Reporter: Greg Avery
Thursday, January 21, 2010, 1:50pm MST | Modified: Thursday, January 21, 2010, 1:55pm
Headed to the Vancouver Olympics next month, but lack a cowbell to clang slopeside like those rabid downhill fans? Don’t worry, now there’s an app for that.
A virtual cowbell developed by Rage Digital started selling on the Apple app store Jan. 19. It’s the first paid app the Boulder iPhone and iPod Touch app company has launched and branded for itself.
Timed to coincide with the winter games — which must mark the high season for cowbell sales, one would think — the company’s 99-cent Cowbell2010 turns people’s iPhones and Touches into digital cowbells that clang realistically when shaken.
“We really think the cowbell is a really fun thing to have,” Ted Guggenheim, Rage Digital CEO and founder.
The four-person company creates iPhone apps for other businesses. The products usually appear in the Apple app store under the client’s brand with Rage Digital’s involvement obscured by non-disclosure clauses in their contracts, Guggenheim said.
The idea for the Cowbell2010 app arose during brainstorming for a client. Rage Digital decided create Cowbell2010 for itself.
It’s more than a novelty.
Rage Digital hopes Cowbell2010 generates 1 million downloads. (That’s $990,000 worth, for those keeping track; $693,000 after Apple’s typical cut).

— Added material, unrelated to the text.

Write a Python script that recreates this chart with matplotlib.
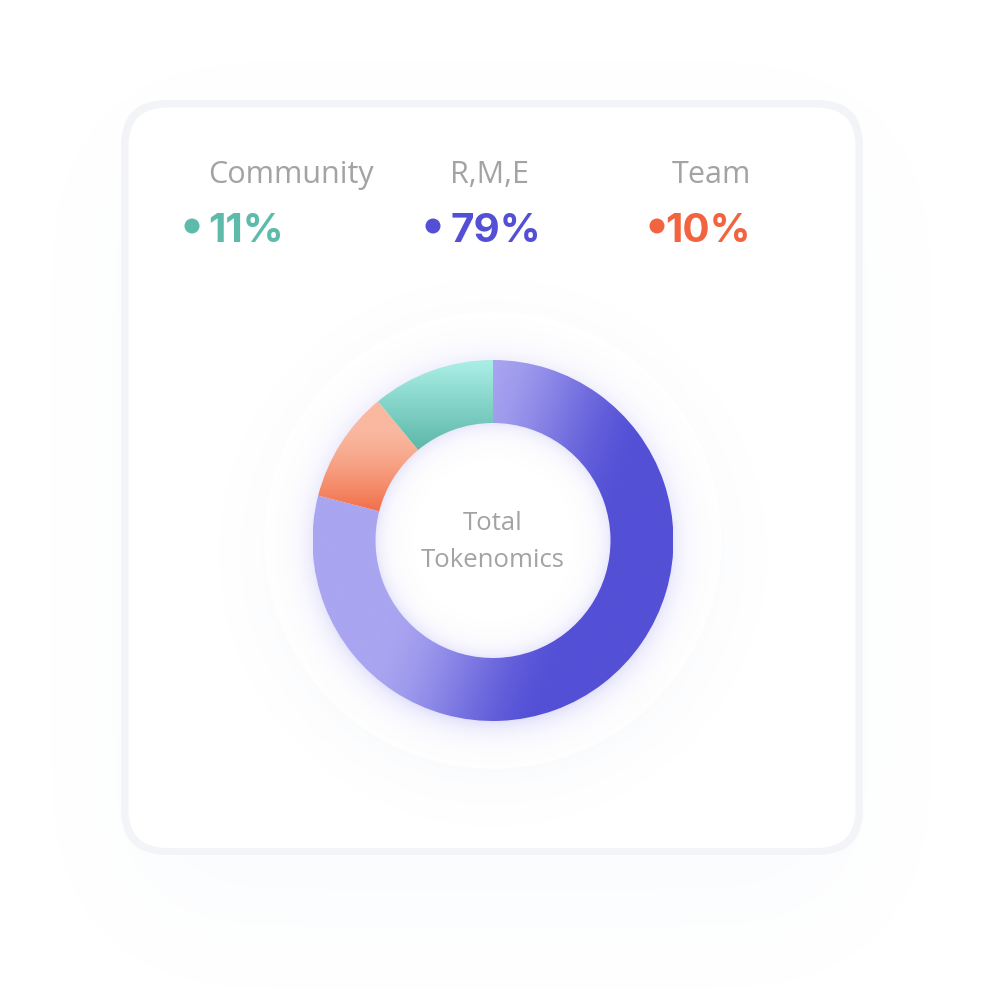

Cowbell2010 is not the only bovine bell for the iPhone. Cowbell2010 tries to distinguish itself by adding things useful to estimated nearly 1 million people expected to attend the Vancouver games, too.
The app keeps a running medal count by country during the games, collects tweets from a growing roster of more than 200 athletes who post updates to Twitter and lets the user post their updates to Facebook from the Cowbell2010 app.
But Rage Digital is careful not cast Cowbell2010 as some sort of semiofficial virtual cowbell of the Olympics.
That would cause licensing issues, plus the company sees uses for Cowbell2010 beyond the winter games. Guggenheim envisions updating it for this summer’s Tour de France and other events.
Guggenheim worked hard to get the bell’s sound just right.
He bought one from the a music store to record. Unsatisfied, he scoured eBay to land a brass, Swiss-made one to record for Cowbell2010.
In an iPod Touch, the app doesn’t produce the decibels of an actual cowbell. But Rage Digital worked hard to make the app as loud as a the device’s small speaker could manage, and as authentic.
“Let’s just say, if you crank it up all the way in a room with somebody, it can be annoying,” Guggenheim said.
He points out Cowbell2010 a serious advantage over its folksy, analogue inspiration.
“Last time I checked, you can’t make a call from a cowbell,” Guggenheim said.